All are cute, but I Loved the tool belt and workboots the best . Will make for Gs from grandpa who is a builder. Thanks for sharing.


----------



## PatofWi (Apr 14, 2014)

Thanks!! 4th grandson due in 3 weeks.


----------



## MissMagnolia (Apr 5, 2011)

Keep trying don't give up now. It may of been the pattern and not you. I would like to see a picture of you cat in his/her new hat thou.



luvs2knit50 said:


> I just made the little cowboy hat in pink for a little cowgirl coming up. It turned out really small. I used Carron. I tried a larger needle, but it came out sort of "floppy" & I didn't like it as well. The first one fit my cat's head. Think it will be great for her dolly one day. I made boot booties too. Cute gift but not as useful as I would have liked.


----------



## rosw (Sep 19, 2011)

Thanks for sharing. The Star Wars hats are SOin vogue.
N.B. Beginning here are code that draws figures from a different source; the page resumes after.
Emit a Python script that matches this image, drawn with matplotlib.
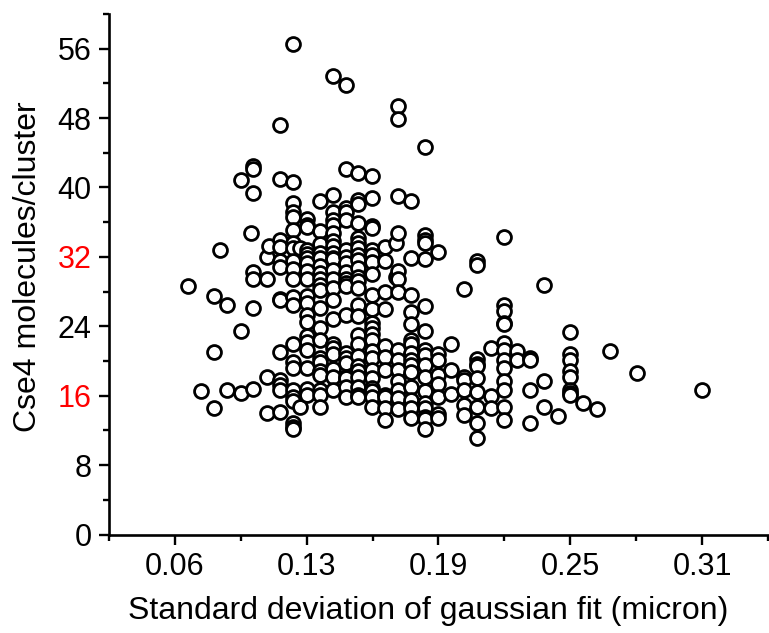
import matplotlib
matplotlib.use("Agg")
import matplotlib.pyplot as plt
import numpy as np

# standard deviation of gaussian fit (micron) / molecules per cluster, read column by column
sd = (
    [0.0687] + [0.0749] + [0.0810] * 3 + [0.0838] + [0.0872] * 2 + [0.0937] * 3 + [0.0986]
    + [0.0996] * 7 + [0.1062] * 4 + [0.1071] + [0.1124] * 13 + [0.1186] * 22 + [0.1219] * 2
    + [0.1252] * 19 + [0.1314] * 20 + [0.1375] * 22 + [0.1437] * 20 + [0.1494] * 24
    + [0.1561] * 22 + [0.1623] * 11 + [0.1675] * 2 + [0.1684] * 14 + [0.1746] * 15
    + [0.1812] * 17 + [0.1874] * 8 + [0.1936] * 3 + [0.1998] * 6 + [0.2060] * 10
    + [0.2126] * 3 + [0.2188] * 13 + [0.2249] * 2 + [0.2311] * 4 + [0.2373] * 3 + [0.2440]
    + [0.2497] * 8 + [0.2559] + [0.2625] + [0.2687] + [0.2815] + [0.3124]
)
molecules = [
    28.6,
    16.5,
    27.5, 21.0, 14.6,
    32.8,
    26.5, 16.6,
    40.9, 23.5, 16.3,
    34.8,
    42.5, 42.1, 39.4, 30.3, 29.4, 26.1, 16.8,
    32.0, 29.4, 18.2, 14.0,
    33.2,
    47.2, 41.0, 33.9, 33.1, 31.5, 30.8, 27.2, 27.0, 21.0, 17.8, 17.2, 16.7, 14.1,
    56.5, 40.6, 38.2, 37.2, 36.6, 35.1, 33.6, 33.0, 31.5, 30.6, 29.4, 27.4, 26.4, 21.9,
    19.9, 19.2, 16.7, 15.9, 15.4, 12.8, 12.4, 12.2,
    33.0, 14.7,
    36.4, 35.7, 35.4, 32.8, 32.3, 31.9, 31.3, 30.4, 29.5, 27.5, 26.7, 25.3, 24.5, 22.9,
    22.2, 21.3, 19.2, 16.8, 16.1,
    38.4, 35.0, 33.5, 32.4, 31.9, 31.0, 30.1, 29.5, 28.8, 28.2, 26.1, 23.8, 22.4, 20.3,
    19.9, 18.8, 18.4, 16.6, 16.1, 14.7,
    52.9, 39.1, 37.2, 36.3, 35.7, 34.7, 33.8, 33.2, 32.4, 31.9, 31.7, 30.5, 29.5, 28.4,
    27.0, 24.8, 21.9, 21.5, 20.8, 19.1, 18.2, 16.6,
    51.8, 42.1, 37.6, 37.2, 36.3, 32.8, 32.0, 31.3, 30.3, 29.4, 29.0, 28.6, 25.3, 20.9,
    20.3, 19.8, 18.2, 18.0, 17.0, 15.9,
    41.7, 38.6, 38.1, 35.9, 34.2, 33.6, 33.0, 32.2, 31.6, 30.7, 29.7, 29.2, 28.4, 26.4,
    25.2, 23.0, 22.0, 20.6, 19.4, 18.8, 18.2, 17.0, 16.1, 15.9,
    41.3, 38.8, 35.5, 35.3, 32.8, 32.2, 31.4, 30.0, 27.6, 26.0, 24.4, 23.8, 23.1, 22.4,
    21.1, 20.3, 19.0, 18.0, 16.9, 16.5, 15.9, 14.7,
    33.1, 31.5, 28.0, 26.0, 21.7, 20.5, 19.0, 16.1, 15.9, 14.6, 13.2,
    33.6, 29.7,
    49.4, 47.9, 39.0, 34.8, 30.4, 29.4, 27.9, 21.3, 20.1, 19.0, 17.7, 16.7, 15.7, 14.5,
    38.4, 31.9, 27.6, 25.6, 24.3, 22.4, 21.9, 20.9, 20.1, 19.5, 18.7, 17.0, 15.5, 14.6, 13.4,
    44.7, 34.5, 34.0, 33.6, 31.7, 26.3, 23.5, 21.3, 20.7, 19.5, 18.2, 16.5, 15.1, 14.6,
    13.6, 13.3, 12.2,
    32.6, 20.8, 20.1, 18.4, 17.4, 15.9, 13.9, 13.4,
    21.9, 19.0, 16.2,
    28.3, 18.1, 17.8, 16.6, 14.9, 13.8,
    31.5, 31.1, 20.2, 19.6, 19.4, 18.0, 16.4, 14.7, 12.8, 11.1,
    21.5, 16.0, 14.6,
    34.3, 26.5, 25.8, 24.4, 24.3, 22.1, 21.3, 20.1, 19.2, 17.7, 16.6, 14.7, 13.2,
    21.1, 20.1,
    20.3, 20.1, 16.7, 12.8,
    28.7, 17.7, 14.7,
    13.7,
    23.3, 20.8, 20.1, 18.8, 18.1, 16.7, 16.3, 16.1,
    15.1,
    14.5,
    21.2,
    18.6,
    16.7,
]

x_ticks = [0.0625, 0.125, 0.1875, 0.25, 0.3125]
x_ticklabels = ["0.06", "0.13", "0.19", "0.25", "0.31"]
y_ticks = [0, 8, 16, 24, 32, 40, 48, 56]
red_labels = ["16", "32"]

plt.rcParams["font.family"] = ["Liberation Sans", "DejaVu Sans"]

fig = plt.figure(figsize=(7.69, 6.33), dpi=100)
ax = fig.add_axes([0.1417, 0.1556, 0.857, 0.8224])

ax.scatter(sd, molecules, s=100, facecolors="white", edgecolors="black",
           linewidths=2.0, zorder=3, clip_on=False)

ax.set_xlim(0.03125, 0.34375)
ax.set_ylim(0, 60)
ax.set_xticks(x_ticks)
ax.set_xticklabels(x_ticklabels)
ax.set_xticks(np.arange(0.03125, 0.35, 0.0625), minor=True)
ax.set_yticks(y_ticks)
ax.set_yticks(np.arange(4, 61, 8), minor=True)

for side in ["top", "right"]:
    ax.spines[side].set_visible(False)
for side in ["left", "bottom"]:
    ax.spines[side].set_linewidth(1.9)

ax.tick_params(which="major", direction="out", length=7.5, width=1.7, labelsize=22, pad=5)
ax.tick_params(which="minor", direction="out", length=4.3, width=1.7)

for lbl in ax.get_yticklabels():
    if lbl.get_text() in red_labels:
        lbl.set_color("red")

ax.set_xlabel("Standard deviation of gaussian fit (micron)", fontsize=23)
ax.set_ylabel("Cse4 molecules/cluster", fontsize=23)
ax.xaxis.set_label_coords(0.485, -0.118)
ax.yaxis.set_label_coords(-0.100, 0.515)

fig.savefig("out.png", dpi=100)
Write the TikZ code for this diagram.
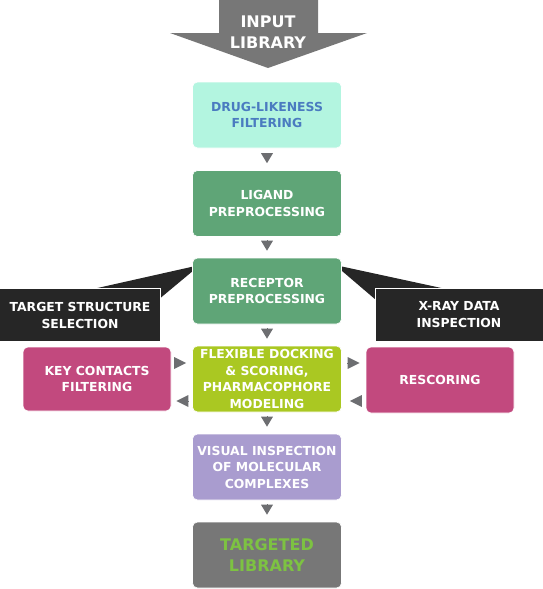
\documentclass[tikz,border=0pt]{standalone}
\usepackage{fontspec}
\setmainfont{DejaVu Sans}
\usetikzlibrary{arrows.meta}

\definecolor{mint}{HTML}{B3F5E0}
\definecolor{mintText}{HTML}{4A7BC0}
\definecolor{stepGreen}{HTML}{5FA577}
\definecolor{lime}{HTML}{AAC822}
\definecolor{berry}{HTML}{C2497E}
\definecolor{lavender}{HTML}{A99CCF}
\definecolor{slate}{HTML}{777777}
\definecolor{ink}{HTML}{262626}
\definecolor{tipGray}{HTML}{6D6E71}
\definecolor{libGreen}{HTML}{7DC242}

\begin{document}
\begin{tikzpicture}[
  x=1pt, y=-1pt,
  box/.style={rectangle, rounded corners=5pt, draw=white, line width=0.6pt, align=center,
    minimum width=149pt, minimum height=66pt, inner sep=2pt, text=white,
    font=\bfseries\fontsize{12.4}{16.5}\selectfont},
  note/.style={rectangle, fill=ink, draw=white, line width=0.6pt, align=center, text=white,
    minimum height=53pt, inner sep=2pt, font=\bfseries\fontsize{12.4}{17}\selectfont},
  down/.style={-{Triangle[length=10pt, width=12pt]}, draw=tipGray, fill=tipGray,
    line width=0pt, shorten <=5pt, shorten >=7pt},
  side/.style={-{Triangle[length=12pt, width=12pt]}, draw=tipGray, fill=tipGray, line width=0pt}
]
  \useasboundingbox (0,0) rectangle (542,589);

  % input arrow
  \fill[slate] (219,0) -- (318,0) -- (318,33) -- (367,33) -- (268,68) -- (170,33) -- (219,33) -- cycle;
  \node[text=white, align=center, font=\bfseries\fontsize{16}{21.5}\selectfont] (input) at (268,32) {INPUT\\LIBRARY};

  % callout wedges
  \fill[ink] (93,289) -- (200,265) -- (158,300) -- cycle;
  \fill[ink] (446,289) -- (335,265) -- (376,300) -- cycle;

  \node[box, fill=mint, text=mintText] (drug) at (267,115) {DRUG-LIKENESS\\FILTERING};
  \node[box, fill=stepGreen] (lig) at (267,203.5) {LIGAND\\PREPROCESSING};
  \node[box, fill=stepGreen] (rec) at (267,291) {RECEPTOR\\PREPROCESSING};
  \node[box, fill=lime] (dock) at (267,379) {FLEXIBLE DOCKING\\\& SCORING,\\PHARMACOPHORE\\MODELING};
  \node[box, fill=lavender] (vis) at (267,467) {VISUAL INSPECTION\\OF MOLECULAR\\COMPLEXES};
  \node[box, fill=slate, text=libGreen, font=\bfseries\fontsize{16}{21.5}\selectfont] (lib) at (267,555) {TARGETED\\LIBRARY};

  \node[box, fill=berry, minimum width=148pt, minimum height=64pt] (key) at (97,379) {KEY CONTACTS\\FILTERING};
  \node[box, fill=berry, minimum width=148pt, minimum height=66pt] (resc) at (440,380) {RESCORING};

  \node[note, minimum width=161pt] (tss) at (80,315) {TARGET STRUCTURE\\SELECTION};
  \node[note, minimum width=168pt] (xray) at (459,315) {X-RAY DATA\\INSPECTION};

  \draw[down] (drug) -- (lig);
  \draw[down] (lig) -- (rec);
  \draw[down] (rec) -- (dock);
  \draw[down] (dock) -- (vis);
  \draw[down] (vis) -- (lib);

  \draw[side, shorten <=4pt, shorten >=6pt] ([yshift=16pt]key.east) -- ([yshift=16pt]key.east -| dock.west);
  \draw[side, shorten <=5pt, shorten >=5pt] ([yshift=-22pt]dock.west) -- ([yshift=-22pt]dock.west -| key.east);
  \draw[side, shorten <=7pt, shorten >=6pt] ([yshift=16pt]dock.east) -- ([yshift=16pt]dock.east -| resc.west);
  \draw[side, shorten <=5pt, shorten >=8pt] ([yshift=-22pt]dock.east -| resc.west) -- ([yshift=-22pt]dock.east);
\end{tikzpicture}
\end{document}
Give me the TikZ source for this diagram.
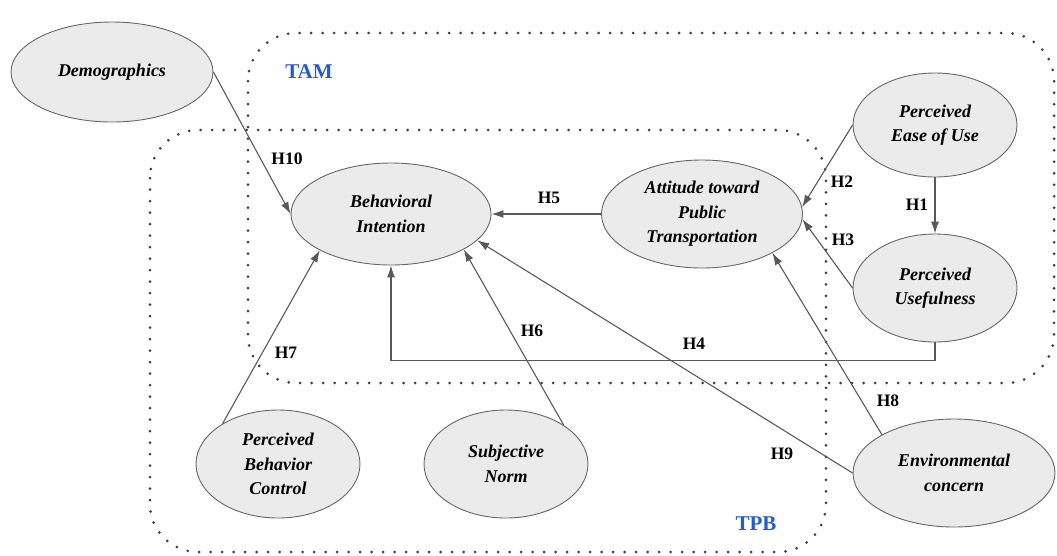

Must make some
for the little people for Xmas.


----------



## riversong200 (Apr 20, 2014)

What a fun bunch if items.


----------



## jacan (Oct 13, 2012)

Thanks for sharing!


----------



## Moondancermel (Nov 18, 2012)

Thanks for the link, will give me some new ideas.


----------



## diobsession (Jun 29, 2011)

Oh no!!! More to put on my list. Thanks


----------